Other democratic countries have successfully balanced professional expertise with democratic accountability in their civil services. The United Kingdom allows incoming governments to replace permanent secretaries — the equivalent of SES officials — who don't align with new policy directions. Canada permits more extensive political appointments at senior levels while maintaining professional civil service ranks below.

Australia's system includes "at pleasure" appointments for senior executives who serve at the discretion of elected officials, combined with merit-based career tracks for professional civil servants. These countries maintain effective governance while ensuring that senior administrators serve elected governments rather than institutional inertia.

The United States could adopt similar reforms without destroying professional expertise or returning to a pure spoils system. The goal isn't to politicize every government position — it's to ensure that senior policy-making roles remain accountable to democratic oversight.

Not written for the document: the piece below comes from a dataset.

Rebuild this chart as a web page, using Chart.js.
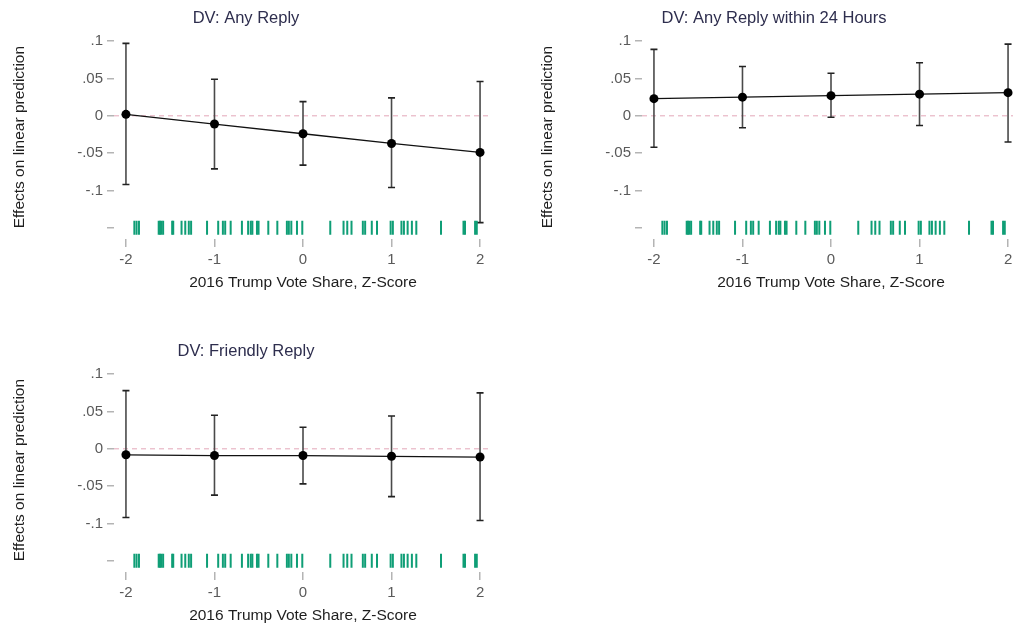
<!DOCTYPE html>
<html>
<head>
<meta charset="utf-8">
<script src="https://cdn.jsdelivr.net/npm/chart.js@4.4.1/dist/chart.umd.min.js"></script>
<style>
  html, body { margin: 0; padding: 0; background: #ffffff; overflow: hidden; }
  body { width: 1013px; height: 624px; position: relative; }
  .panel { position: absolute; width: 494px; height: 300px; }
  .panel canvas { display: block; }
</style>
</head>
<body>
<div class="panel" style="left:0px; top:0px;"><canvas id="pAny" width="494" height="300"></canvas></div>
<div class="panel" style="left:528px; top:0px;"><canvas id="p24" width="494" height="300"></canvas></div>
<div class="panel" style="left:0px; top:333px;"><canvas id="pFriendly" width="494" height="300"></canvas></div>
<script>
// Z-score values at which the marginal effects are evaluated
const zScores = [-2, -1, 0, 1, 2];

// DV: Any Reply
const anyReplyEst = [0.002, -0.011, -0.024, -0.037, -0.049];
const anyReplyLo  = [-0.092, -0.071, -0.066, -0.096, -0.143];
const anyReplyHi  = [0.097, 0.049, 0.019, 0.024, 0.046];

// DV: Any Reply within 24 Hours
const reply24Est = [0.023, 0.025, 0.027, 0.029, 0.031];
const reply24Lo  = [-0.042, -0.016, -0.002, -0.013, -0.035];
const reply24Hi  = [0.089, 0.066, 0.057, 0.071, 0.096];

// DV: Friendly Reply
const friendlyEst = [-0.008, -0.009, -0.009, -0.010, -0.011];
const friendlyLo  = [-0.092, -0.062, -0.047, -0.064, -0.096];
const friendlyHi  = [0.078, 0.045, 0.029, 0.044, 0.075];

// Observed z-scores of the sample (rug along the bottom of each panel)
const rugValues = [
  -1.905, -1.88, -1.853, -1.63, -1.615, -1.6, -1.58, -1.478, -1.466,
  -1.372, -1.33, -1.29, -1.264, -1.084, -0.958, -0.905, -0.879, -0.817,
  -0.69, -0.62, -0.59, -0.572, -0.52, -0.502, -0.392, -0.29, -0.182,
  -0.16, -0.132, -0.068, -0.008, 0.308, 0.458, 0.5, 0.548, 0.676, 0.702,
  0.777, 0.836, 0.99, 1.015, 1.112, 1.14, 1.182, 1.23, 1.28, 1.559,
  1.813, 1.83, 1.944, 1.963
];
const rugLevel = -0.15;

// Axis ticks
const xTickValues = [-2, -1, 0, 1, 2];
const xTickLabels = ['-2', '-1', '0', '1', '2'];
const yTickValues = [0.1, 0.05, 0, -0.05, -0.1, -0.15];
const yTickLabels = ['.1', '.05', '0', '-.05', '-.1', ''];

const xTitle = '2016 Trump Vote Share, Z-Score';
const yTitle = 'Effects on linear prediction';

const FONT = '"Liberation Sans", Arial, Helvetica, sans-serif';

// Confidence intervals and the dashed zero reference line
const intervalPlugin = {
  id: 'intervals',
  beforeDatasetsDraw(chart, args, opts) {
    const { ctx, chartArea, scales: { x, y } } = chart;
    // zero reference line
    const y0 = y.getPixelForValue(0);
    ctx.save();
    ctx.strokeStyle = '#e3a6b8';
    ctx.lineWidth = 1;
    ctx.setLineDash([5, 4]);
    ctx.beginPath();
    ctx.moveTo(chartArea.left, y0);
    ctx.lineTo(chartArea.right, y0);
    ctx.stroke();
    ctx.setLineDash([]);
    // error bars
    const cap = 3.5;
    opts.xs.forEach((xv, i) => {
      const px = x.getPixelForValue(xv);
      const pLo = y.getPixelForValue(opts.lo[i]);
      const pHi = y.getPixelForValue(opts.hi[i]);
      ctx.strokeStyle = '#4a4a4a';
      ctx.lineWidth = 1.6;
      ctx.beginPath();
      ctx.moveTo(px, pLo);
      ctx.lineTo(px, pHi);
      ctx.stroke();
      ctx.strokeStyle = '#222222';
      ctx.lineWidth = 1.6;
      ctx.beginPath();
      ctx.moveTo(px - cap, pHi);
      ctx.lineTo(px + cap, pHi);
      ctx.moveTo(px - cap, pLo);
      ctx.lineTo(px + cap, pLo);
      ctx.stroke();
    });
    ctx.restore();
  }
};

function makePanel(canvasId, title, est, lo, hi) {
  const estPoints = zScores.map((z, i) => ({ x: z, y: est[i] }));
  const rugPoints = rugValues.map(v => ({ x: v, y: rugLevel }));
  return new Chart(document.getElementById(canvasId), {
    type: 'scatter',
    data: {
      datasets: [
        {
          data: estPoints,
          showLine: true,
          borderColor: '#111111',
          borderWidth: 1.3,
          backgroundColor: '#000000',
          pointBackgroundColor: '#000000',
          pointBorderColor: '#000000',
          pointRadius: 4.5,
          pointBorderWidth: 0
        },
        {
          data: rugPoints,
          showLine: false,
          pointStyle: 'line',
          rotation: 90,
          pointRadius: 7,
          pointBorderWidth: 2,
          pointBorderColor: '#0f9e76',
          pointBackgroundColor: '#0f9e76'
        }
      ]
    },
    options: {
      responsive: false,
      animation: false,
      devicePixelRatio: 1,
      layout: { autoPadding: false, padding: { left: 0, right: 2, top: 0, bottom: 0 } },
      plugins: {
        legend: { display: false },
        tooltip: { enabled: false },
        title: {
          display: true,
          text: title,
          color: '#2e2e4e',
          font: { family: FONT, size: 16.5, weight: 'normal' },
          padding: { top: 9, bottom: 6.4 }
        },
        intervals: { xs: zScores, lo: lo, hi: hi }
      },
      scales: {
        x: {
          type: 'linear',
          min: -2.135,
          max: 2.135,
          afterBuildTicks: s => { s.ticks = xTickValues.map(v => ({ value: v })); },
          afterFit: s => { s.height = 61; s.paddingLeft = 0; s.paddingRight = 0; },
          ticks: {
            color: '#5a5a5a',
            font: { family: FONT, size: 15 },
            padding: 4,
            maxRotation: 0,
            callback: v => xTickLabels[xTickValues.indexOf(v)]
          },
          grid: { drawOnChartArea: false, drawTicks: true, tickLength: 8, color: '#b4b4b4', lineWidth: 1.5 },
          border: { display: false },
          title: {
            display: true,
            text: xTitle,
            color: '#1e1e1e',
            font: { family: FONT, size: 15.5 },
            padding: { top: 0, bottom: 8 }
          }
        },
        y: {
          type: 'linear',
          min: -0.165,
          max: 0.108,
          afterBuildTicks: s => { s.ticks = yTickValues.map(v => ({ value: v })); },
          afterFit: s => { s.width = 114; s.paddingTop = 0; s.paddingBottom = 0; },
          ticks: {
            color: '#5a5a5a',
            font: { family: FONT, size: 15 },
            padding: 4,
            callback: v => {
              const k = yTickValues.findIndex(t => Math.abs(t - v) < 1e-9);
              return k >= 0 ? yTickLabels[k] : '';
            }
          },
          grid: { drawOnChartArea: false, drawTicks: true, tickLength: 7, color: '#b4b4b4', lineWidth: 1.5 },
          border: { display: false },
          title: {
            display: true,
            text: yTitle,
            color: '#1e1e1e',
            font: { family: FONT, size: 15.5 },
            padding: { top: 10, bottom: 0 }
          }
        }
      }
    },
    plugins: [intervalPlugin]
  });
}

makePanel('pAny', 'DV: Any Reply', anyReplyEst, anyReplyLo, anyReplyHi);
makePanel('p24', 'DV: Any Reply within 24 Hours', reply24Est, reply24Lo, reply24Hi);
makePanel('pFriendly', 'DV: Friendly Reply', friendlyEst, friendlyLo, friendlyHi);
</script>
</body>
</html>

The Path to Democratic Accountability

Reforming the SES requires both immediate executive action and longer-term legislative changes. A future president should immediately reinstitute Schedule F or a similar classification that makes senior policy positions at-will employment. Congress should pass legislation explicitly defining which positions require Senate confirmation and which can be filled through political appointment.

More fundamentally, Americans need to recognize that "nonpartisan expertise" often serves as a euphemism for unaccountable power. Professional competence and democratic accountability aren't mutually exclusive — they're both essential for effective governance. When career executives can ignore or subvert the directives of elected officials, expertise becomes a weapon against democracy rather than a tool for better governance.

The deep state isn't a conspiracy theory — it's an organizational chart. Until Americans demand that their government actually answers to them rather than to its own institutional interests, representative democracy will remain a polite fiction while real power rests with people no voter ever chose.